>>>>

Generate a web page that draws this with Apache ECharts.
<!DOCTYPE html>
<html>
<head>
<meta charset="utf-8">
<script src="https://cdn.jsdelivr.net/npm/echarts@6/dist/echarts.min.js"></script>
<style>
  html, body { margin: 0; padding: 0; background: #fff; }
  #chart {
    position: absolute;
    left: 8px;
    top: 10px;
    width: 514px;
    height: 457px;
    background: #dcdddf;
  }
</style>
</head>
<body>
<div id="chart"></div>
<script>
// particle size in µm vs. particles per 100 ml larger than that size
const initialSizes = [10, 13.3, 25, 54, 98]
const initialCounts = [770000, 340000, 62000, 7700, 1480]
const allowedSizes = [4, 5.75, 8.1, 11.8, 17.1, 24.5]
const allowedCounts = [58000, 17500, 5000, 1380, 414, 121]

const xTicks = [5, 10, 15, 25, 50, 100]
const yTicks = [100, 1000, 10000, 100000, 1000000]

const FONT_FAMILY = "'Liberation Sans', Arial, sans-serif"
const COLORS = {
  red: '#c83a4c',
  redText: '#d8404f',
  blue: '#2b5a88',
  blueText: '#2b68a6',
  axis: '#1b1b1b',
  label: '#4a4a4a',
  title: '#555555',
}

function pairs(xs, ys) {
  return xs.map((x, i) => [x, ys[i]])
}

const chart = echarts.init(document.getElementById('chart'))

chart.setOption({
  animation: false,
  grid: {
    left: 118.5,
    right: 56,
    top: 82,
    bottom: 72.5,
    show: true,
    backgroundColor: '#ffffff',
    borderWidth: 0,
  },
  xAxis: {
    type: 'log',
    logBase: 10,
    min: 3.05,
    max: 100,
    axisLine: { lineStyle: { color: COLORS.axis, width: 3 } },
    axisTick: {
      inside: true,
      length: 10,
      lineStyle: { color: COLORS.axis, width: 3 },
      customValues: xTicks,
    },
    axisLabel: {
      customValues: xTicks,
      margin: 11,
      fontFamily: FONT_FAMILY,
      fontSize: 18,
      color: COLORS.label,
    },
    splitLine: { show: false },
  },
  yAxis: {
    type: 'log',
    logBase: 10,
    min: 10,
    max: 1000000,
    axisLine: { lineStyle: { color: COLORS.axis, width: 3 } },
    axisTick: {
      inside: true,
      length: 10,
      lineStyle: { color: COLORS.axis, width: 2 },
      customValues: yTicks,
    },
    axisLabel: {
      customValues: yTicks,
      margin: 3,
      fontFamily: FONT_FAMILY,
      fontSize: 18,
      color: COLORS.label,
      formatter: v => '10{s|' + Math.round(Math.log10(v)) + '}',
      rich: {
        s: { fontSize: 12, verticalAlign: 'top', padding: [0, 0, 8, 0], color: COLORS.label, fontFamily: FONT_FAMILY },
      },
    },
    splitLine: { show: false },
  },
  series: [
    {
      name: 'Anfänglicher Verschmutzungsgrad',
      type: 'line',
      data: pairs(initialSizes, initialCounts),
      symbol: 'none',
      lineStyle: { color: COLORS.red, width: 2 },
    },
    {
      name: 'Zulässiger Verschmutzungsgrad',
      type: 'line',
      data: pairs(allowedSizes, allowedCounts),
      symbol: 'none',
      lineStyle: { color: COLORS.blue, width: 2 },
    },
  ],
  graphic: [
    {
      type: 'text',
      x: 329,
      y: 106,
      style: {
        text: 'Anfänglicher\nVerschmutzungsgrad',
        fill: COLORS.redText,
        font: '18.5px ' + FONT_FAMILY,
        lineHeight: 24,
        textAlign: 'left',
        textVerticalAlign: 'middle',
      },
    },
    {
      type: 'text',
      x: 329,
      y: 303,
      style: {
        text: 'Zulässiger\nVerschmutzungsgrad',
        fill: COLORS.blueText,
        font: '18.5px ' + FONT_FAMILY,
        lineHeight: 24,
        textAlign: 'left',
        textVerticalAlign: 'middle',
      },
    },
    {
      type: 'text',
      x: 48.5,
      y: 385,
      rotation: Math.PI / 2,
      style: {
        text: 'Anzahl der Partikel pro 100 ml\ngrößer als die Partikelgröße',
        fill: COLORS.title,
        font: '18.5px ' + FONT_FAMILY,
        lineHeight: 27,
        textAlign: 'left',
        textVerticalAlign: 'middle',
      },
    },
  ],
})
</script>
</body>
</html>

<<<<

WHAT IS NEEDED »
Return exactly the lines that run from the top of the listing above to the line containing "const chart = echarts.init(document.getElementById('chart'))", please, keeping both end lines and leaving out everything else.

FULL RESPONSE »
Generate a web page that draws this with Apache ECharts.
<!DOCTYPE html>
<html>
<head>
<meta charset="utf-8">
<script src="https://cdn.jsdelivr.net/npm/echarts@6/dist/echarts.min.js"></script>
<style>
  html, body { margin: 0; padding: 0; background: #fff; }
  #chart {
    position: absolute;
    left: 8px;
    top: 10px;
    width: 514px;
    height: 457px;
    background: #dcdddf;
  }
</style>
</head>
<body>
<div id="chart"></div>
<script>
// particle size in µm vs. particles per 100 ml larger than that size
const initialSizes = [10, 13.3, 25, 54, 98]
const initialCounts = [770000, 340000, 62000, 7700, 1480]
const allowedSizes = [4, 5.75, 8.1, 11.8, 17.1, 24.5]
const allowedCounts = [58000, 17500, 5000, 1380, 414, 121]

const xTicks = [5, 10, 15, 25, 50, 100]
const yTicks = [100, 1000, 10000, 100000, 1000000]

const FONT_FAMILY = "'Liberation Sans', Arial, sans-serif"
const COLORS = {
  red: '#c83a4c',
  redText: '#d8404f',
  blue: '#2b5a88',
  blueText: '#2b68a6',
  axis: '#1b1b1b',
  label: '#4a4a4a',
  title: '#555555',
}

function pairs(xs, ys) {
  return xs.map((x, i) => [x, ys[i]])
}

const chart = echarts.init(document.getElementById('chart'))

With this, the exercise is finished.